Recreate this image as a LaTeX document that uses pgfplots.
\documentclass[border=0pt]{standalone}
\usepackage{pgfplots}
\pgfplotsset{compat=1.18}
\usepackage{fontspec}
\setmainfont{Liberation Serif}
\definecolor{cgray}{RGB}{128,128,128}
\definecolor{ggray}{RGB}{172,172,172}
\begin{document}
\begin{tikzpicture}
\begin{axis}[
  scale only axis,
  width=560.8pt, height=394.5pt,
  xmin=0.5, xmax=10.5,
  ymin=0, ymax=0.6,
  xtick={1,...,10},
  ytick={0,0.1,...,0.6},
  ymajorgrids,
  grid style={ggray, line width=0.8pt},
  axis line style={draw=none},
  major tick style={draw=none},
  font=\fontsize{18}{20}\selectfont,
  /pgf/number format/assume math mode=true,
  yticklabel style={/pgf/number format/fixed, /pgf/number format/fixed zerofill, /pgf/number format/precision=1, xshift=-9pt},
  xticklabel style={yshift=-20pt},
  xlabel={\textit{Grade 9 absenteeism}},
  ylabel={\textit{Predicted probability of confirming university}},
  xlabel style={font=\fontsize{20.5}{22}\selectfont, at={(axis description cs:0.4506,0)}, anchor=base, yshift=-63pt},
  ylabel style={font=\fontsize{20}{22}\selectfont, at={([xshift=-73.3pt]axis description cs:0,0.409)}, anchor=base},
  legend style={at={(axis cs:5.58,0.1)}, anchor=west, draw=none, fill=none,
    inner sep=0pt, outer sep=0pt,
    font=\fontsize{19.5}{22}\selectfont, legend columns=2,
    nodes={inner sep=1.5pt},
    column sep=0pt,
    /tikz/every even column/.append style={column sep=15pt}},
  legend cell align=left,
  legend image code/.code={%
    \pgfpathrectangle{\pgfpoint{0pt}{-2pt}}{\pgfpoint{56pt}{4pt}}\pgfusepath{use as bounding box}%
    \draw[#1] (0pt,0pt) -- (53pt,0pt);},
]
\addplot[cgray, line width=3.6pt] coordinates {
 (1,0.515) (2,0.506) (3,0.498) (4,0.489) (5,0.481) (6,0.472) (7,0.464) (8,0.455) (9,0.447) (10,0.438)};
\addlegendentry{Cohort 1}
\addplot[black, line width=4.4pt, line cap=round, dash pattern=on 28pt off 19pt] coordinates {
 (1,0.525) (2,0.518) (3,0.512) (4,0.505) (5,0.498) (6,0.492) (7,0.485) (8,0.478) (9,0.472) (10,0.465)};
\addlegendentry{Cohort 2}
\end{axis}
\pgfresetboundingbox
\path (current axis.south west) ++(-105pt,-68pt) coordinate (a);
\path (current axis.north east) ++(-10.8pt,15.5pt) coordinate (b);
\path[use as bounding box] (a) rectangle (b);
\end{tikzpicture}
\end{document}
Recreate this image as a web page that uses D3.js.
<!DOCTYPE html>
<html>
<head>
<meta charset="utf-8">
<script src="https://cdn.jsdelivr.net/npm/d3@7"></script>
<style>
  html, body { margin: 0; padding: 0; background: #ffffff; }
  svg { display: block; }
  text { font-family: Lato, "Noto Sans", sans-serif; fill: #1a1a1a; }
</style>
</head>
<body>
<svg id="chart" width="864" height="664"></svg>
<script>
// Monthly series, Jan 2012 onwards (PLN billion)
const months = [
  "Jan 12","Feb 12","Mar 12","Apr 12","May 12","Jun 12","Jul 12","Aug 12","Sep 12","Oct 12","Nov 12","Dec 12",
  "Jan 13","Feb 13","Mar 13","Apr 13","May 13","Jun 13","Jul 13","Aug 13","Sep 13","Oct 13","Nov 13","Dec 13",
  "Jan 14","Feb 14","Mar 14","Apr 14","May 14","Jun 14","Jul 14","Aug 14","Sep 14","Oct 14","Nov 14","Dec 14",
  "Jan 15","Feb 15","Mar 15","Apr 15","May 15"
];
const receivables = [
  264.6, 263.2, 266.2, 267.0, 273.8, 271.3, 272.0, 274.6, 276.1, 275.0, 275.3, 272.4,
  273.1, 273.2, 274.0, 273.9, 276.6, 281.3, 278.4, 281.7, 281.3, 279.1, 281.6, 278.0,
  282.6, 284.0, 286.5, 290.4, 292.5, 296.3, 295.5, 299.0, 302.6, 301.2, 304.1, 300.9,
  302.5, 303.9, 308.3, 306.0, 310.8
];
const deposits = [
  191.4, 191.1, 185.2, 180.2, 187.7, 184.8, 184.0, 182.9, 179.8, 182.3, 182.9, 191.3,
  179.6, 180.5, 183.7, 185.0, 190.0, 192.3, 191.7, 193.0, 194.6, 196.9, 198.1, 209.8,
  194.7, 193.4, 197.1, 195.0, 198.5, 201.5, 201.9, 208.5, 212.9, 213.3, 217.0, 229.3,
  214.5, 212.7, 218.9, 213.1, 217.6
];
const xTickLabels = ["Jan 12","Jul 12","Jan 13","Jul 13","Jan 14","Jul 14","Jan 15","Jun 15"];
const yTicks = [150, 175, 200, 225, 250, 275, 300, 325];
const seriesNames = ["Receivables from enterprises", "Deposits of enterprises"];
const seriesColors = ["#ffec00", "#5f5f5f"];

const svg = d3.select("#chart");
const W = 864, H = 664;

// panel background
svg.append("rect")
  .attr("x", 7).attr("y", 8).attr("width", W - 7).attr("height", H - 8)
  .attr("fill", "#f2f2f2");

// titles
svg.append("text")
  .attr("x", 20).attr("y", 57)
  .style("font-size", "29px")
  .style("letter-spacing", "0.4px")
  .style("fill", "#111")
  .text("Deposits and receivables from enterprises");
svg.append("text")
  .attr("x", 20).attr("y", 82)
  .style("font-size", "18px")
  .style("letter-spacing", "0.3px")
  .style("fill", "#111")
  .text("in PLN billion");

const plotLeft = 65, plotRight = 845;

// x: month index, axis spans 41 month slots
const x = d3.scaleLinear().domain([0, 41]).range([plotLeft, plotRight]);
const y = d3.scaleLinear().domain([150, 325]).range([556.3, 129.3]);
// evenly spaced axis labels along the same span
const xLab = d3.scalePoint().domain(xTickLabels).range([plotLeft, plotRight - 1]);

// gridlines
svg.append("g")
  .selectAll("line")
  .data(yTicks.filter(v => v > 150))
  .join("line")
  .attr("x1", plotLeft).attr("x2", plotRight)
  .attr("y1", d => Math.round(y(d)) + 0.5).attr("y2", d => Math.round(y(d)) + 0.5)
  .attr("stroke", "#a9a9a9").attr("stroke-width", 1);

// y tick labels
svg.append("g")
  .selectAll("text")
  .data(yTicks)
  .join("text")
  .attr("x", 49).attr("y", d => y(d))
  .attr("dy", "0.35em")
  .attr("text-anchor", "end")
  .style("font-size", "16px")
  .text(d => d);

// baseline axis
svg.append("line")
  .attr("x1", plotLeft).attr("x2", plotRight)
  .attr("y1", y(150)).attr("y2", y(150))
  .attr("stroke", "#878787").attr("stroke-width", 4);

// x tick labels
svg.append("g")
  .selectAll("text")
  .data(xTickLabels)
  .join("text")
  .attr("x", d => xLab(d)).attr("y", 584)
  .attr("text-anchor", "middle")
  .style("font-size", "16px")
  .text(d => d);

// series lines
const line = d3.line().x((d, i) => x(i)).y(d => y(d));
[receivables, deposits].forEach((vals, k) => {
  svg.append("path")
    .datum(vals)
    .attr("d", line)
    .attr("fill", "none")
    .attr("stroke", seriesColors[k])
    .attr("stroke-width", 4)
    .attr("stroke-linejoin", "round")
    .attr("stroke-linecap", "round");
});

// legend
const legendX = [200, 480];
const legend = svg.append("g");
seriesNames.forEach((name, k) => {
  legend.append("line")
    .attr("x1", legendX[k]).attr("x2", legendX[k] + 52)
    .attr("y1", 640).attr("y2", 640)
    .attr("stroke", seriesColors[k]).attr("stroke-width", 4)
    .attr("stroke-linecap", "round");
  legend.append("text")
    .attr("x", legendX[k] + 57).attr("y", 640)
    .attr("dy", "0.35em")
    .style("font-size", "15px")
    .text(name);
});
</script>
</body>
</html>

···

Problem description
Read the data above. Pull out each line in which the string "that" appears.

Worked answer
Recreate this image as a LaTeX document that uses pgfplots.
Recreate this image as a web page that uses D3.js.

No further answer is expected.